Untuk pengadaan koleksi dan alat bantu khusus itu, pihaknya tidak hanya mengandalkan Anggaran Pendapatan dan Belanja Daerah, tetapi juga berharap kontribusi pihak luar.
Alat bantu penglihatan berupa kaca pembesar untuk pengunjung yang mengalami gangguan penglihatan, misalnya, pengadaannya tidak gampang dan harganya juga mahal.
Karena itu, pihak perpustakaan juga mencoba merangkul pihak luar, seperti perbankan dan perusahaan badan usaha milik negara (BUMN), supaya bisa turut berkontribusi dalam memenuhi kelengkapan perpustakaan disabilitas di Kalsel. ”Kami tidak bisa hanya mengandalkan dana APBD, tetapi juga berharap kontribusi dari pihak-pihak luar,” katanya.
Kami tidak bisa hanya mengandalkan dana APBD, tetapi juga berharap kontribusi dari pihak-pihak luar. (Wildan Akhyar)

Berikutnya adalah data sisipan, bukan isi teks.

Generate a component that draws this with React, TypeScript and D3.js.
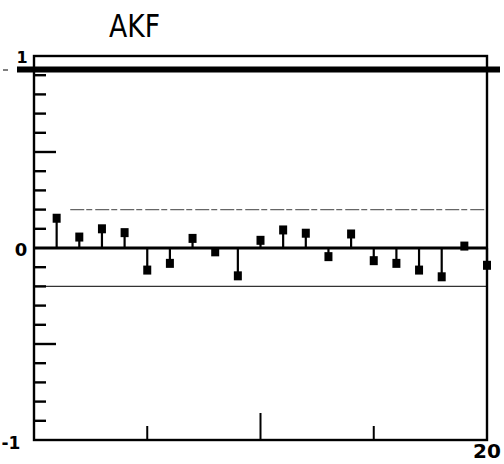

Pihaknya ingin agar gedung layanan perpustakaan disabilitas yang sudah siap itu bisa digunakan secara maksimal. Pihaknya akan membuka ruang kerja sama dengan sekolah-sekolah luar biasa untuk memaksimalkan layanan tersebut. ”Perpustakaan itu hadir untuk semua kalangan dan semua umur, tak terkecuali untuk anak-anak dan penyandang disabilitas,” ujarnya.

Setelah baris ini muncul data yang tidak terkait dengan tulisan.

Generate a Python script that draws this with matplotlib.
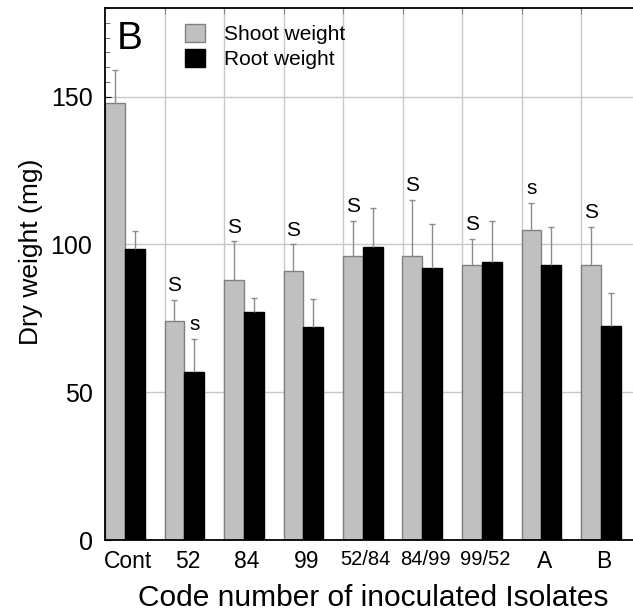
import numpy as np
import matplotlib
matplotlib.use('Agg')
import matplotlib.pyplot as plt
from matplotlib.ticker import MultipleLocator, FixedLocator
from matplotlib import font_manager

plt.rcParams['font.family'] = ['Liberation Sans', 'DejaVu Sans']

# data
isolates = ['Cont', '52', '84', '99', '52/84', '84/99', '99/52', 'A', 'B']
shoot = [148, 74, 88, 91, 96, 96, 93, 105, 93]
shoot_err = [11, 7.3, 13, 9, 12, 19, 9, 9, 13]
root = [98.5, 57, 77, 72, 99, 92, 94, 93, 72.5]
root_err = [6, 11, 5, 9.5, 13.5, 15, 14, 13, 11]
shoot_sig = ['', 'S', 'S', 'S', 'S', 'S', 'S', 's', 'S']
root_sig = ['', 's', '', '', '', '', '', '', '']

x = np.arange(len(isolates))
w = 1 / 3

fig = plt.figure(figsize=(6.33, 6.13), dpi=100)
ax = fig.add_axes([105 / 633, 73 / 613, 535.5 / 633, 532 / 613])

# grid behind the bars
for b in x[:-1] + 2 / 3:
    ax.axvline(b, color='#c8c8c8', lw=1, zorder=0)
for yv in [50, 100, 150]:
    ax.axhline(yv, color='#c8c8c8', lw=1, zorder=0)

ekw = dict(ecolor='#8c8c8c', elinewidth=1, capsize=2, capthick=1)
bs = ax.bar(x - w / 2, shoot, w, color='#c0c0c0', edgecolor='#808080', lw=1,
            yerr=[np.zeros(len(x)), shoot_err], error_kw=ekw, zorder=2,
            label='Shoot weight')
br = ax.bar(x + w / 2, root, w, color='black', edgecolor='black', lw=1,
            yerr=[np.zeros(len(x)), root_err], error_kw=ekw, zorder=2,
            label='Root weight')
# upper error only: hide the lower caps sitting on the bar tops
for cont in (bs, br):
    caps = cont.errorbar.lines[1]
    caps[0].set_visible(False)

# significance letters
for i in range(len(x)):
    if shoot_sig[i]:
        ax.text(x[i] - w / 2, shoot[i] + shoot_err[i] + 3, shoot_sig[i],
                ha='center', va='baseline', fontsize=15)
    if root_sig[i]:
        ax.text(x[i] + w / 2, root[i] + root_err[i] + 3, root_sig[i],
                ha='center', va='baseline', fontsize=15)

ax.set_xlim(-1 / 3, len(x) - 1 / 3)
ax.set_ylim(0, 180)

ax.yaxis.set_major_locator(FixedLocator([0, 50, 100, 150]))
ax.yaxis.set_minor_locator(MultipleLocator(5))
ax.tick_params(axis='y', which='major', direction='in', length=4, pad=9,
               labelsize=18)
ax.tick_params(axis='y', which='minor', direction='in', length=3.5,
               color='#555555')

ax.xaxis.set_major_locator(FixedLocator(x[:-1] + 2 / 3))
ax.xaxis.set_minor_locator(FixedLocator(x + 0.05))
ax.xaxis.set_major_formatter(plt.NullFormatter())
ax.xaxis.set_minor_formatter(plt.FixedFormatter(isolates))
ax.tick_params(axis='x', which='major', direction='in', length=4, top=True,
               bottom=False, color='#888888')
ax.tick_params(axis='x', which='minor', length=0, pad=7, labelsize=16.5)

narrow = [f.name for f in font_manager.fontManager.ttflist
          if f.name == 'Liberation Sans Narrow']
for lab in ax.xaxis.get_minorticklabels():
    if '/' in lab.get_text():
        if narrow:
            lab.set_family('Liberation Sans Narrow')
            lab.set_fontsize(17)
        else:
            lab.set_fontsize(14.5)

for s in ax.spines.values():
    s.set_linewidth(1.3)

ax.set_ylabel('Dry weight (mg)', fontsize=19)
ax.yaxis.set_label_coords(-0.116, 0.542)
ax.set_xlabel('Code number of inoculated Isolates', fontsize=21.5, labelpad=8)

ax.text(-0.13, 166, 'B', fontsize=28, ha='left', va='baseline')

ax.legend(loc='upper left', bbox_to_anchor=(0.12, 1.0), frameon=False,
          fontsize=15, handlelength=0.95, handleheight=0.95,
          handletextpad=0.95, labelspacing=0.25, borderaxespad=0.35)

fig.savefig('out.png', dpi=100)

Kepala Dinas Perpustakaan dan Kearsipan Provinsi Kalsel Nurliani mengatakan, Kalsel telah memiliki Gedung Perpustakaan Disabilitas yang dapat dimanfaatkan secara maksimal oleh teman-teman disabilitas.
Kehadiran gedung itu merupakan salah satu wujud implementasi Undang-Undang Nomor 8 Tahun 2016 tentang Penyandang Disabilitas serta Peraturan Daerah Provinsi Kalsel Nomor 4 Tahun 2019 tentang Perlindungan dan Pemenuhan Hak Penyandang Disabilitas.
”Penerapan standar pelayanan nasional perpustakaan harus memperhatikan kebutuhan pemustaka yang memiliki kelainan fisik, emosional, mental, intelektual, dan sosial, tidak terkecuali teman-teman difabel,” katanya.
Perlu bekal
Menurut Nurliani, para petugas layanan perpustakaan disabilitas Kalsel perlu dibekali dengan sosialisasi dan pelatihan agar memiliki keterampilan dan mampu melayani sebaik mungkin para pemustaka penyandang disabilitas yang berkunjung ke perpustakaan disabilitas.
”Kami berupaya dapat mengakomodasi kebutuhan teman-teman disabilitas,” ujarnya.
Nina Fitrianoor selaku juru bahasa isyarat mengemukakan, masih banyak pustakawan yang tidak memahami apa yang ingin disampaikan pemustaka disabilitas dari kalangan teman tuli. Untuk itu, interaksi pustakawan dengan teman tuli bisa dilakukan dengan bahasa isyarat, bahasa tubuh, gerak bibir, foto, dan gambar.
Koordinator Program Studi Pendidikan Khusus Fakultas Keguruan dan Ilmu Pendidikan Universitas Lambung Mangkurat Utomo mengatakan, perpustakaan sebagai penyedia layanan informasi memiliki kewajiban untuk memberikan layanan yang setara dan merata kepada semua kalangan, termasuk bagi pemustaka penyandang disabilitas.
”Perlu dibuat akses bagi semua kalangan di perpustakaan. Aksesibilitas itu adalah kemudahan yang diberikan kepada para penyandang disabilitas, yang disesuaikan dengan kondisi dan kebutuhan mereka,” kata Utomo.